Every February, several thousand teenagers walk into rooms at Juilliard, Manhattan School of Music, Mannes, the New England Conservatory, and a handful of peer institutions and play roughly fifteen minutes of repertoire. A small number are admitted. The families of the rest tend to leave with a single, persistent question: what were they looking for?
Having spoken with faculty across the major North American pre-college and college divisions, the answer is more specific, and more humane, than the prevailing mythology suggests. Panels are not chiefly evaluating tone, technique, or even repertoire choice — those are entry conditions, not differentiators. By the time a candidate is in the room, the panel has already assumed a baseline of competence. What they are actually evaluating is the shape of a musical mind under pressure.
Three signals recur in every faculty conversation we have had. The first is what one Juilliard string professor described, off the record, as interpretive ownership: whether the candidate is playing the piece, or whether the piece is playing the candidate. A pristine performance that sounds like a teacher's voice is, paradoxically, the most common reason for a polite rejection. Panels can hear, within ninety seconds, whether the phrasing decisions belong to the student or were issued from above. The presence of even small, defensible, idiosyncratic choices is read as evidence that an actual musical intelligence is operating in the room.

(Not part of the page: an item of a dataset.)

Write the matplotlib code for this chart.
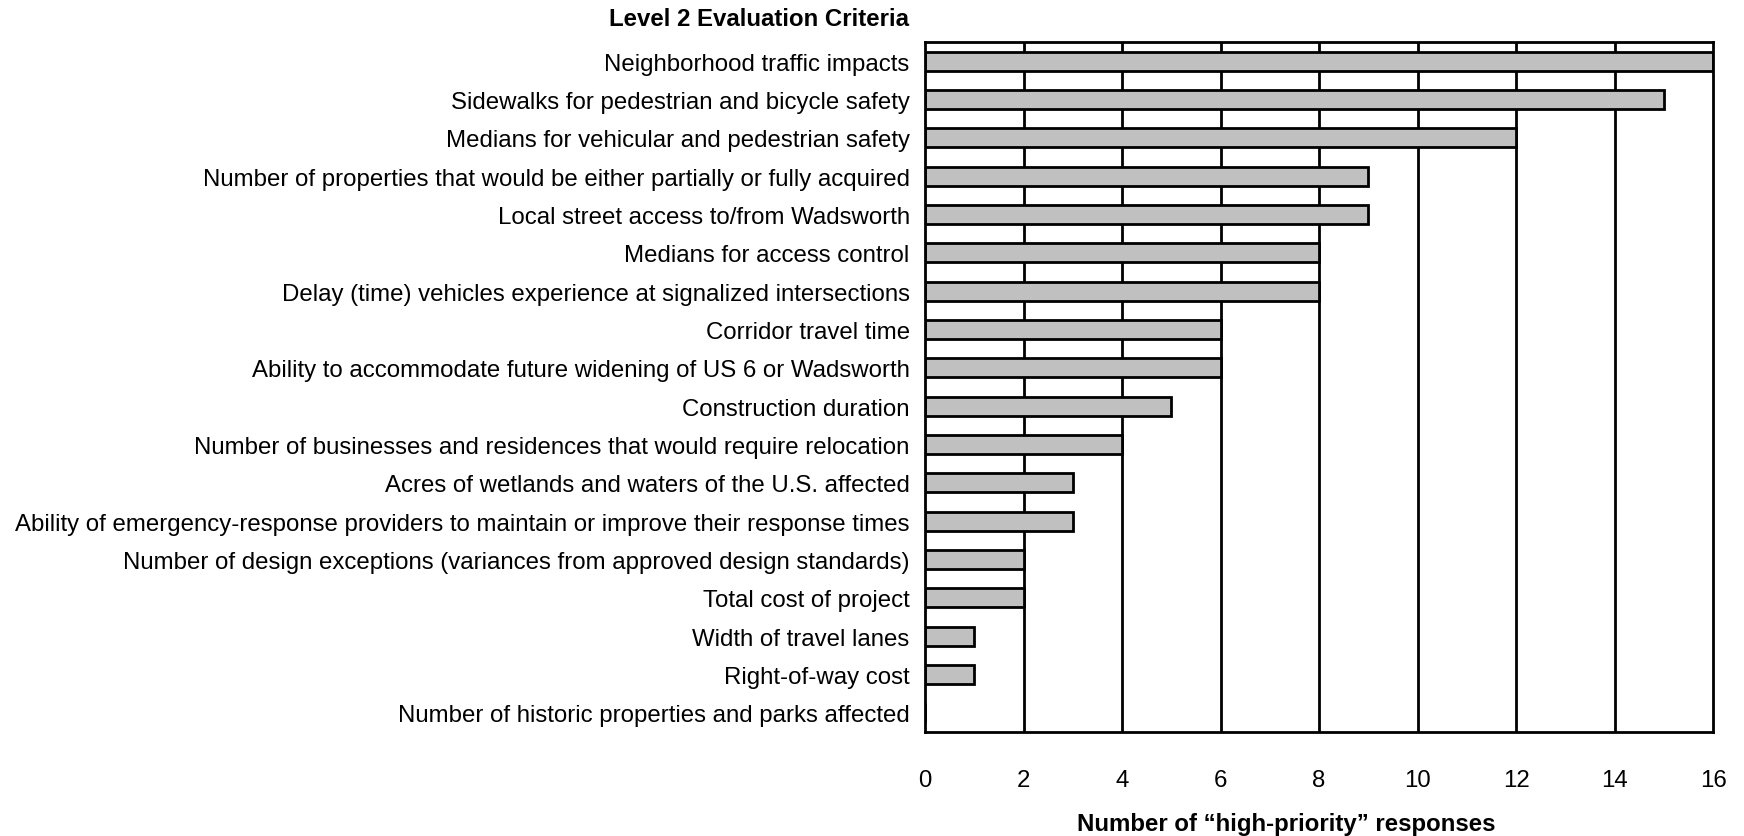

The second is recovery. Panels deliberately introduce small destabilizers — a request to begin from an interior measure, a question about a phrasing choice, a sight-reading excerpt placed on the stand with no warning. They are watching the metabolism of the response. A candidate who recalibrates without visible distress is signaling something the audition cannot otherwise measure: years of stage time absorbed into the nervous system. A candidate who recovers brittle, or who needs the panel to soften the request, is signaling the opposite. This is the variable most directly correlated, in our reporting, with whether the student has been in juried performance environments since roughly age ten.

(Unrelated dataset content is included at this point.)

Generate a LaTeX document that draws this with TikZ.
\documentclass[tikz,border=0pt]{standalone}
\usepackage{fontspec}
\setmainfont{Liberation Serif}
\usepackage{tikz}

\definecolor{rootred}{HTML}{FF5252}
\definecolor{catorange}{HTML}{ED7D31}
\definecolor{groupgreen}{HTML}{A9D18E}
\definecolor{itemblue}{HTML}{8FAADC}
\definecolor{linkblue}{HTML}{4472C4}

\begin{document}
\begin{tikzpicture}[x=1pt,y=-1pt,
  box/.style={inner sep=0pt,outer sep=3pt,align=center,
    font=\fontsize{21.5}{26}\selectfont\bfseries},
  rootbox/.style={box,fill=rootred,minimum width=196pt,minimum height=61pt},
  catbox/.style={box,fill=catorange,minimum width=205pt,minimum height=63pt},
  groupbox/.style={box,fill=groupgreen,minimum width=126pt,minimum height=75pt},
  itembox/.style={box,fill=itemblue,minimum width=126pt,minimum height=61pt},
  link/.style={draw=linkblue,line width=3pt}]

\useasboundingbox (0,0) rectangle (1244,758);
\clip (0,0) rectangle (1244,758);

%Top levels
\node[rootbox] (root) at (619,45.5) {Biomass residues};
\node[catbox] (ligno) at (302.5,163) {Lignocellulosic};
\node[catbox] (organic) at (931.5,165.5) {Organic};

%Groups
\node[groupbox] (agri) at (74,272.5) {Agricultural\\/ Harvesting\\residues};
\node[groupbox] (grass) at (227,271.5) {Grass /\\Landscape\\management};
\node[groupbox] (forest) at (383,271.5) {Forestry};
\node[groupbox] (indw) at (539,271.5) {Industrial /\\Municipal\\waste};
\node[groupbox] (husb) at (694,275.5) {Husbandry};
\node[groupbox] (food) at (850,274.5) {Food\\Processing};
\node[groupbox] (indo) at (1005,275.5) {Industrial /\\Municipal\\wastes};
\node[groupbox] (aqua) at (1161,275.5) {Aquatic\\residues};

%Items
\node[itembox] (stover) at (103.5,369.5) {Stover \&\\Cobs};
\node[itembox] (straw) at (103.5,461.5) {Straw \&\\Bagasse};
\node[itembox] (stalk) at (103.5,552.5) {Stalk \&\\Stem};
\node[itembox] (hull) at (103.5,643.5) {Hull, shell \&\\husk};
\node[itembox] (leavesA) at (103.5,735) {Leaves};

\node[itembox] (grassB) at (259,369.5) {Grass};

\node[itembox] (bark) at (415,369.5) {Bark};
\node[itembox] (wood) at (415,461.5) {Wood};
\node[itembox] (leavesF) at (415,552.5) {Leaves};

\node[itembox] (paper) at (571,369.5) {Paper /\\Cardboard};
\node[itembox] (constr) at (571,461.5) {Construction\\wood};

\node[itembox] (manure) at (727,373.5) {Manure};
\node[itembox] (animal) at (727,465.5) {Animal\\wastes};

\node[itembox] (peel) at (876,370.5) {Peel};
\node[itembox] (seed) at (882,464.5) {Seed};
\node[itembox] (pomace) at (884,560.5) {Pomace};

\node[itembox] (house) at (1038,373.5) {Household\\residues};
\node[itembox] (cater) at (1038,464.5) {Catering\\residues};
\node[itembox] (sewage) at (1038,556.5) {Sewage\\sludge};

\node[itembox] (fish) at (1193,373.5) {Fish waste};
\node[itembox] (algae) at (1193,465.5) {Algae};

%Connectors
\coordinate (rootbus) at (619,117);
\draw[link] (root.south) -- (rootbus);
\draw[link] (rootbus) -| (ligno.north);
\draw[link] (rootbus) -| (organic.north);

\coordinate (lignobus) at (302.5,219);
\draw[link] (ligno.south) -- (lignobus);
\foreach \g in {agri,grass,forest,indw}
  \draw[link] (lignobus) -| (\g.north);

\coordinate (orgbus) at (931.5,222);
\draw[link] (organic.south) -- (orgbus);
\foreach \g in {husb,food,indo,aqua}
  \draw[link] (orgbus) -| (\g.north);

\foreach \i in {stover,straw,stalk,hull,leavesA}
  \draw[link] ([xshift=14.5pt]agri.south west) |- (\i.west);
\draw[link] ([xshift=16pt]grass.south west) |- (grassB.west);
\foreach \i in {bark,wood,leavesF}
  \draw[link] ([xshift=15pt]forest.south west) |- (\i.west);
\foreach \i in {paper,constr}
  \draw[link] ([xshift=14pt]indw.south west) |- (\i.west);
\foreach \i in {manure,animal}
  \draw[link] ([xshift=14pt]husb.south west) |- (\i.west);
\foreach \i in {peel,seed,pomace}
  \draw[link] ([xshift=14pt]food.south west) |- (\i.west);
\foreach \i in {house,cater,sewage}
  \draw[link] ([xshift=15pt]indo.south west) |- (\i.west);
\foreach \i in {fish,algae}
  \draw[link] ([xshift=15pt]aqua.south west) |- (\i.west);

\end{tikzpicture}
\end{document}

The third is what we have come to call the long arc. Faculty are reading transcripts and teacher letters for evidence that the student has, over several years, chosen harder things on purpose. The trajectory matters more than the present level. A candidate who has spent four years with one serious teacher and a coherent repertoire path — Bach, then a Classical sonata, then a Romantic concerto movement, then a piece of considered twentieth-century repertoire — is read very differently from one who has accumulated trophies across studios. The first is legible as a developing musician. The second, however technically impressive, is legible as a competitor.
The practical implication for families is uncomfortable but clarifying. Conservatory admission is not won in the audition year. It is won — or quietly forfeited — in the choices made between ages nine and fourteen, when a teacher is selected, a practice culture is built, and a child either does or does not learn that the instrument is a place to live, rather than a credential to acquire. By the time the audition is scheduled, the relevant decisions are largely past.
There is a softer implication, too. Faculty are, in our experience, almost without exception rooting for the candidate in front of them. The panel is not a tribunal. It is a small group of working musicians trying to identify the young people with whom they will spend the next four to six years of their teaching lives. They are listening for someone they would want to teach. The candidates who get in tend to be the candidates who, by some combination of preparation and temperament, make that question easy to answer.
What we tell families, when they ask, is this: select the teacher first, protect the practice culture second, and treat the audition as the last and least important variable in the chain. The audition reveals the decade. It does not constitute it.